WAYNE HUSSEY o della caduta degli Dei – Live @ Caracol, Pisa

A cura di Marlene Chiti

 

WAYNE HUSSEY

CIRCOLO CARACOL, PISA 11/10/2019

Cosa induca della gente a spendere della preziosa moneta per andare ad un concerto per poi passare il tempo a raccontarsi con quanti tizi sia andata a letto Teodora per superare tre esami in un mese, quanto scopi ora in Germania quello sfigato di Francesco che in patria non la vedeva manco col lumicino nonché la favolosa ricetta delle polpette di zia Cettina, il tutto condito da fragorose risate a volume fuori scala, rimane per me un insondabile mistero.
Dieci euro per farvi i cazzi vostri come neanche al pubbino sotto casa quando suona la cover band scalcinata di vostro cugino e non un musicista che si suppone vi desti un minimo di curiosità o interesse, dato che avete pagato per ascoltarlo.
Detto questo, in certe situazioni il musicista scafato tira fuori la grinta e si conquista l’attenzione con la forza della sua interpretazione oppure tira a finire la serata con mestiere, sperando vada meglio la data seguente.

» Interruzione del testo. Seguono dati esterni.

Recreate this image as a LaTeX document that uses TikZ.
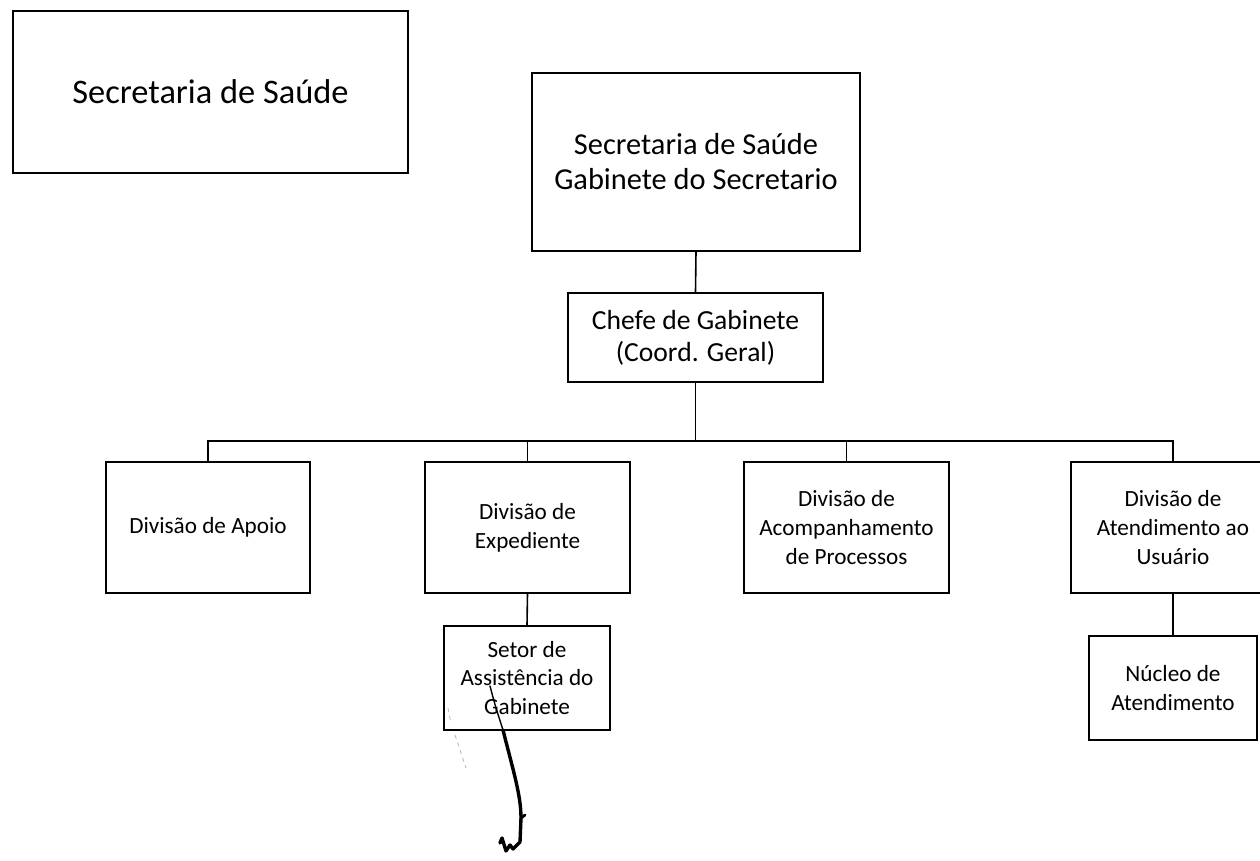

La serata di Hussey al redivivo Circolo Caracol di Pisa, erede in altra location di un’esperienza che aveva portato anni addietro in città ottime proposte musicali, parte bene. L’apertura con I’m Fallin’ Again, la buona accoglienza da un pubblico non particolarmente numeroso ma, pare, molto ben disposto, Wayne rilassato, ciarliero, invecchiato nell’aspetto oltre i suoi 61 anni, gambe magrissime, ma non nella voce che è ancora capace di usare con maestria. Quella di questa sera fa parte di una serie di date in solo per presentare Salad Daze, autobiografia dell’icona goth rock uscita pochi mesi fa ed ha una scaletta che ripropone brani dei The Mission, ottima la resa di Wasteland, e cover di pezzi amati dal musicista come Mr. Pleasant dei Kinks, Hurt dei NIN o Dancing Barefoot di Patti Smith. E forse qui scatta l’equivoco ma seppur Hussey si conceda molte cover è pur sempre un artista di passata fama, un nome pesante della scena goth anni ottanta novanta che non gradisce sentirsi parlare sopra mentre esegue pezzi come Naked and Savage al piano e lo mette in chiaro quando si alza per tornare alla chitarra, che non abbandonerà più per il resto della serata, sostenendone il suono con un uso di basi forse eccessivo.
Porta a termine il set in maniera professionale, anche grintosa, concede un bis, ma dopo l’episodio summenzionato qualcosa nell’atmosfera si è guastato, non cerca più tanto il colloquio con gli astanti, non ne soddisfa le richieste mentre nelle fase precedente aveva esplicitamente chiesto se ci fossero brani graditi, smette di raccontare aneddoti e tira dritto per concludere il concerto che comunque ha portato avanti per tutte le due ore preventivate.

Ad aprire per Hussey, in questa come nelle altre date di questo tour europeo, è Ashton Nyte, musicista sudafricano dietro alla band goth alternative The Awakening, che si è fatto apprezzare per poco più di mezz’ora in una versione solista e acustica anche più interessante nella resa delle originali versioni da studio.